Lanjut deh perjalanan naik bus dari Merak ke Gambir. Saking ngantuknya, saya tidur aja di perjalanan. Padahal biasanya saya selalu tertarik lihat pemandangan diluar selama perjalanan dari Merak melewati Jakarta, aplagi di malam yang penuh lampu dari gedung-gedung tinggi. Haha, anak kampung sih, maklum ya. Eh, taunya sudah sampai stasiun aja dan hujan! Saat itu sekitar pukul 04.00 pagi, masih gelap!

Saya yang baru pertama kali ke Gambir, jadi celingak celinguk aja, haha. Suami juga sering disorientasi kalau ke tempat baru, yah kami sama-sama seperti orang tersesat, haha. Tapi, hal pertama yang ada di benak saya adalah menemukan masjid atau musola. Aman dah kalau sudah disana mah. Nanti gampang tanya petugas mau kemana atau menunggu agak terangan. Niat saya, begitu sampai Gambir, saya cari masjid atau kamar mandi yang bisa untuk mandi, eh ternyata gak ada ya, haha. Ya sudah lah masih wangi kok badannya walaupun gak mandi juga, wkwkwk.

Selepas subuh, kami hanya duduk-duduk dan ngemil sambil menunggu suasana agak terangan biar kami bisa jalan-jalan. Kemarin waktu saya pesan hotel itu, belum bisa check in pagi-pagi. Jadi saya memang sudah ada rencana jalan-jalan dulu setelah ini.
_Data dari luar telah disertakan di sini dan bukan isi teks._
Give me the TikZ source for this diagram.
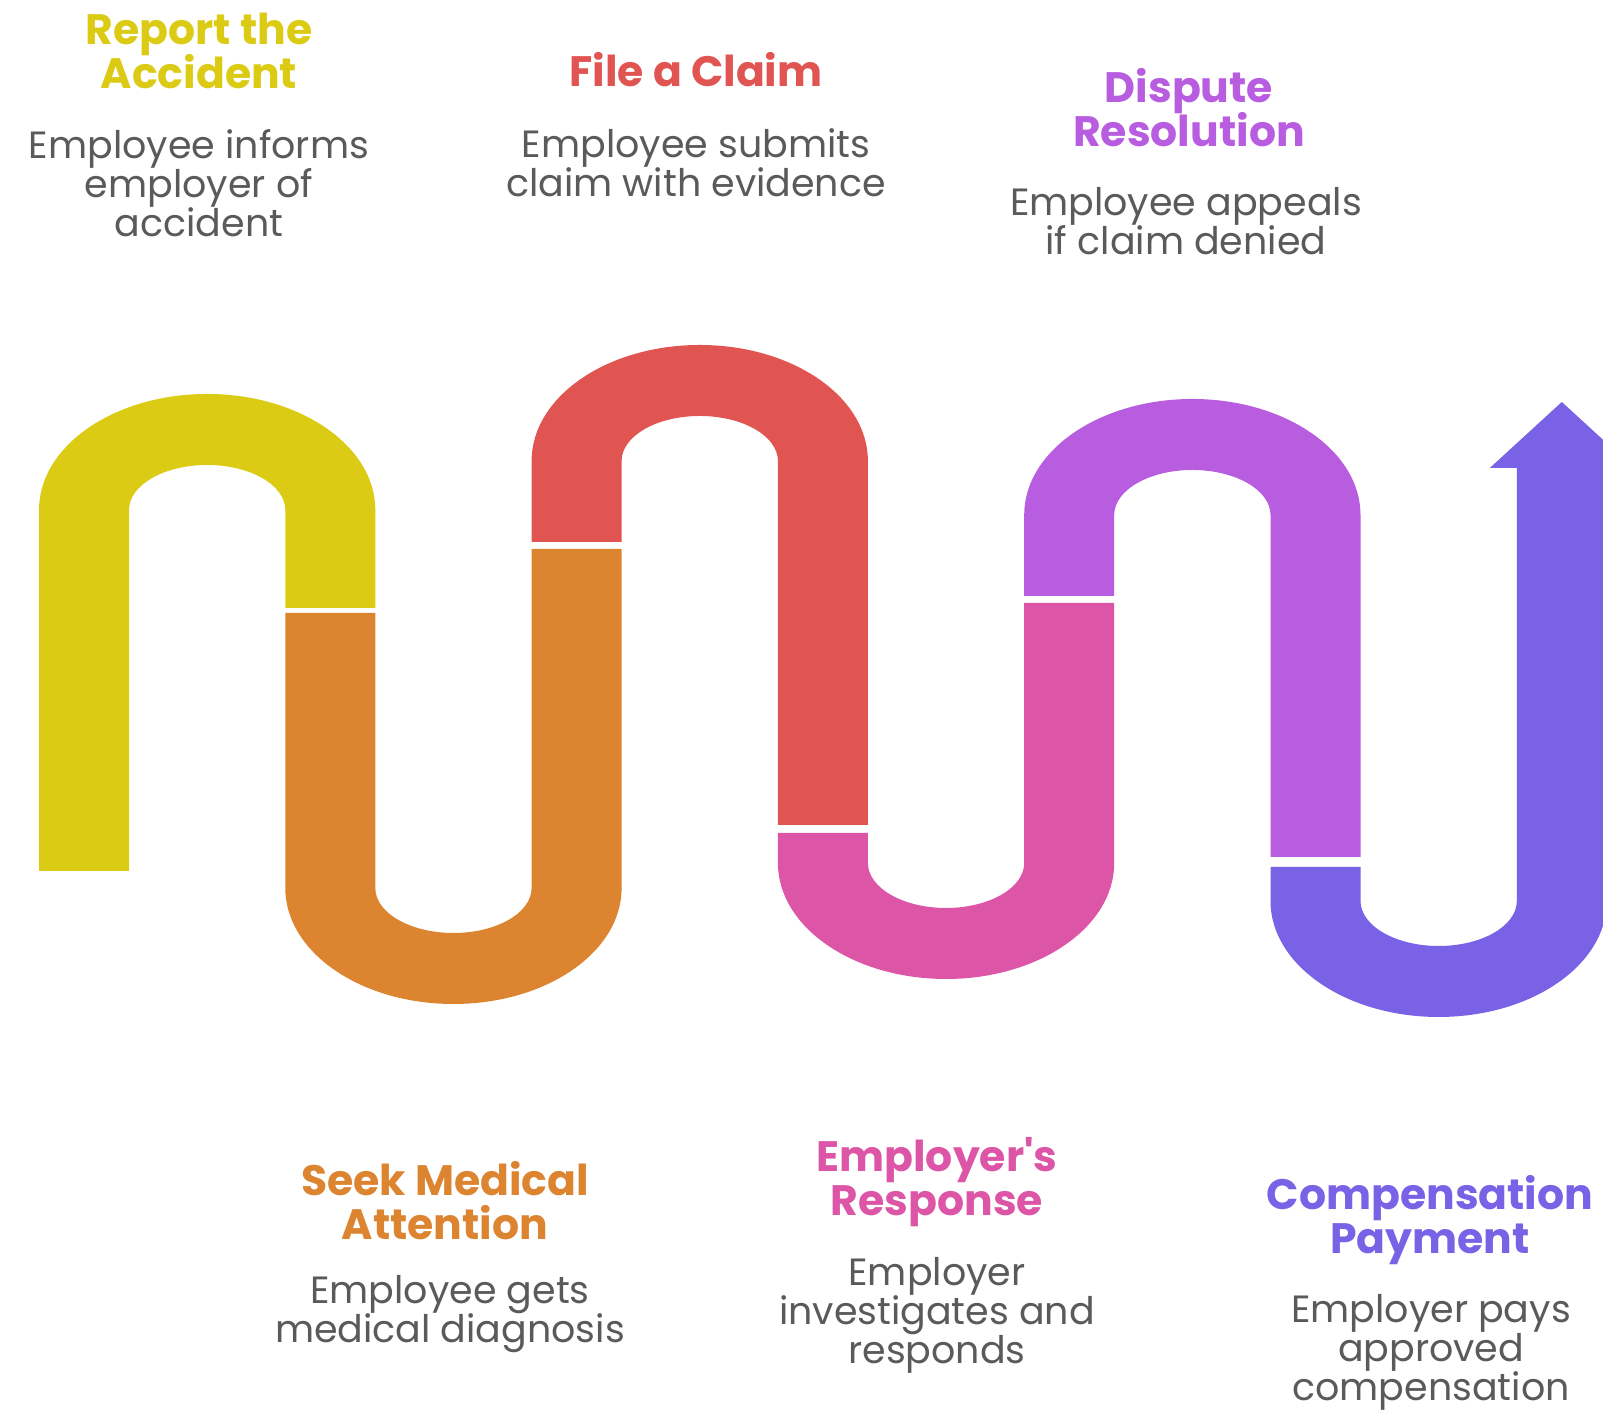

Tujuannya? Ke Monas (lagi).

Eh btw, prolognya beneran panjang ya? Haha, monmaap yee.. sayang aja kalau gak ada cerita drama-drama begini. Lanjut cerita hari pertamanya di psotingan selanjutnya aja kali ya. Sudah cape bacanya belum? Hehe. See you tomorrow yaa!


Sekadar tips ringan.
1. Kalau mau bepergian pakai bus Damri, sekarang bisa pesan lewat online di OTA atau aplikasi Damri itu sendiri di www.damri.org.id.
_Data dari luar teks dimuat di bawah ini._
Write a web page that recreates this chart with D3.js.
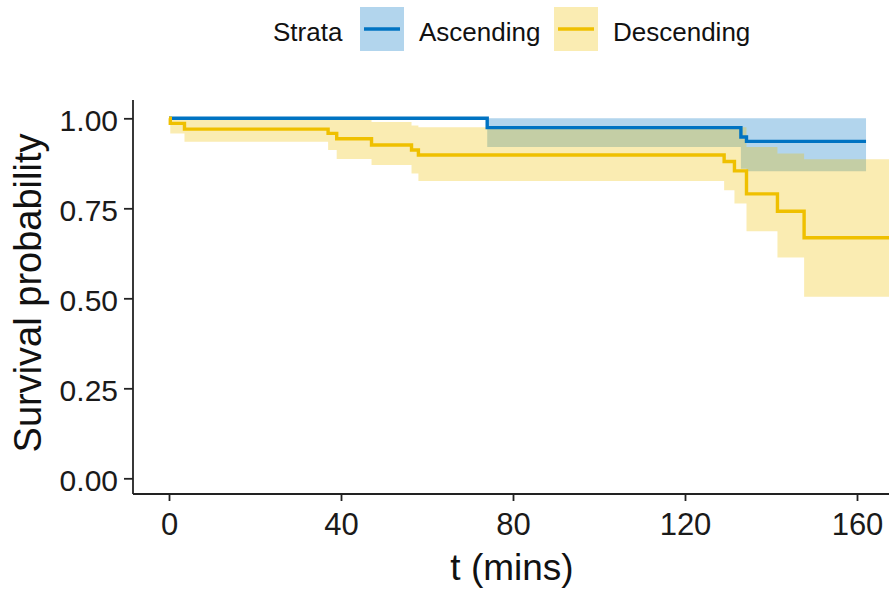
<!DOCTYPE html>
<html>
<head>
<meta charset="utf-8">
<script src="https://cdn.jsdelivr.net/npm/d3@7"></script>
<style>
  body { margin: 0; background: #fff; }
  svg { display: block; font-family: "Liberation Sans", Arial, sans-serif; }
</style>
</head>
<body>
<script>
// Kaplan-Meier steps
const ascTime  = [0, 74.0, 133.0, 134.3, 162.1]
const ascSurv  = [1, 0.974, 0.948, 0.936, 0.936]
const ascUpper = [1, 1, 1, 1, 1]
const ascLower = [1, 0.92, 0.86, 0.853, 0.853]

const descTime  = [0, 0.3, 3.6, 37.0, 39.0, 47.1, 56.4, 58.0, 129.1, 131.5, 134.3, 141.5, 147.7, 170]
const descSurv  = [1, 0.986, 0.970, 0.958, 0.943, 0.926, 0.912, 0.898, 0.880, 0.854, 0.790, 0.742, 0.668, 0.668]
const descUpper = [1, 1, 1, 1, 0.997, 0.99, 0.98, 0.975, 0.975, 0.975, 0.92, 0.902, 0.886, 0.886]
const descLower = [1, 0.958, 0.935, 0.912, 0.887, 0.870, 0.847, 0.826, 0.800, 0.763, 0.686, 0.613, 0.504, 0.504]

const strata = ["Ascending", "Descending"]
const colors = ["#0073C2", "#EFC000"]
const xTicks = [0, 40, 80, 120, 160]
const yTicks = [0, 0.25, 0.5, 0.75, 1]

const W = 889, H = 593

const svg = d3.select("body").append("svg")
    .attr("width", W)
    .attr("height", H)

const x = d3.scaleLinear().domain([0, 160]).range([169, 857])
const y = d3.scaleLinear().domain([0, 1]).range([478.3, 118.3])

const series = [
    ascTime.map((t, i) => ({t: t, s: ascSurv[i], lo: ascLower[i], hi: ascUpper[i]})),
    descTime.map((t, i) => ({t: t, s: descSurv[i], lo: descLower[i], hi: descUpper[i]}))
]

let clip = svg.append("clipPath").attr("id", "plotclip")
clip.append("rect").attr("x", 134).attr("y", 95).attr("width", W).attr("height", 400)

let plot = svg.append("g").attr("clip-path", "url(#plotclip)")

// confidence ribbons
let area = d3.area()
    .curve(d3.curveStepAfter)
    .x(d => x(d.t))
    .y0(d => y(d.lo))
    .y1(d => y(d.hi))

series.forEach((d, i) => {
    plot.append("path")
        .attr("d", area(d))
        .attr("fill", colors[i])
        .attr("fill-opacity", 0.3)
})

// survival curves
let line = d3.line()
    .curve(d3.curveStepAfter)
    .x(d => x(d.t))
    .y(d => y(d.s))

series.forEach((d, i) => {
    plot.append("path")
        .attr("d", line(d))
        .attr("fill", "none")
        .attr("stroke", colors[i])
        .attr("stroke-width", 3.4)
})

// axes
let xAxis = svg.append("g")
    .attr("transform", "translate(0,494)")
    .call(d3.axisBottom(x).tickValues(xTicks).tickSize(7).tickPadding(12).tickFormat(d3.format("d")))
xAxis.select(".domain").attr("d", `M133,0H${W}`).attr("stroke", "#222").attr("stroke-width", 1.8)
xAxis.selectAll(".tick line").attr("stroke", "#222").attr("stroke-width", 1.8)
xAxis.selectAll(".tick text")
    .attr("font-size", 31)
    .attr("fill", "#1a1a1a")
    .attr("font-family", "Liberation Sans, Arial, sans-serif")

let yAxis = svg.append("g")
    .attr("transform", "translate(133,0)")
    .call(d3.axisLeft(y).tickValues(yTicks).tickSize(9).tickPadding(6).tickFormat(d3.format(".2f")))
yAxis.select(".domain").attr("d", "M0,100V494").attr("stroke", "#222").attr("stroke-width", 1.8)
yAxis.selectAll(".tick line").attr("stroke", "#222").attr("stroke-width", 1.8)
yAxis.selectAll(".tick text")
    .attr("font-size", 30)
    .attr("fill", "#1a1a1a")
    .attr("dy", "0.42em")
    .attr("font-family", "Liberation Sans, Arial, sans-serif")

// axis titles
svg.append("text")
    .attr("x", 512)
    .attr("y", 580)
    .attr("text-anchor", "middle")
    .attr("font-size", 37)
    .attr("fill", "#111")
    .text("t (mins)")

svg.append("text")
    .attr("transform", "translate(41,293) rotate(-90)")
    .attr("text-anchor", "middle")
    .attr("font-size", 38)
    .attr("fill", "#111")
    .text("Survival probability")

// legend
let legend = svg.append("g")
legend.append("text")
    .attr("x", 273)
    .attr("y", 41)
    .attr("font-size", 26)
    .attr("fill", "#111")
    .text("Strata")

let keyX = [360, 554]
strata.forEach((name, i) => {
    legend.append("rect")
        .attr("x", keyX[i])
        .attr("y", 7)
        .attr("width", 44)
        .attr("height", 44)
        .attr("fill", colors[i])
        .attr("fill-opacity", 0.3)
    legend.append("line")
        .attr("x1", keyX[i] + 4)
        .attr("x2", keyX[i] + 40)
        .attr("y1", 29)
        .attr("y2", 29)
        .attr("stroke", colors[i])
        .attr("stroke-width", 3.4)
    legend.append("text")
        .attr("x", keyX[i] + 59)
        .attr("y", 41)
        .attr("font-size", 26)
        .attr("fill", "#111")
        .text(name)
})
</script>
</body>
</html>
2. Pilih bangku di baris 1 atau 3 di belakang supir untuk pemandangan yang lega. Karena biasanya baris ke 2 agak terhalang bingkai jendela (soalnya saya penyuka pemandangan dari jendela bus).
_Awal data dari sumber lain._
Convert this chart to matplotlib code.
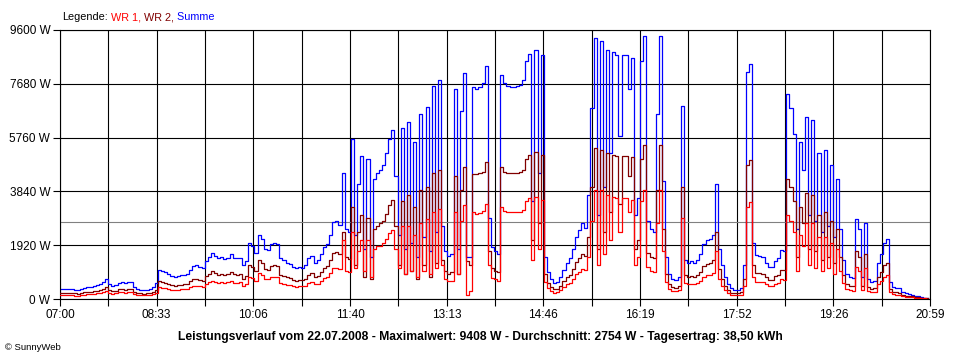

3. Perhitungkan waktu perjalanan dari kota asal ke kota tujuan. Kemarin, waktu tempuh lancar dari Bandar Lampung ke Gambir hanya sekitar tujuh jam saja. Kalau langsung dijemput sih gak masalah, tapi kalau seperti kami yang harus menunggu waktu, sebaiknya berngkat di jadwal yang paling malam, yaitu pukul 22.00 agak tidak terlalu lama menunggu waktu terang.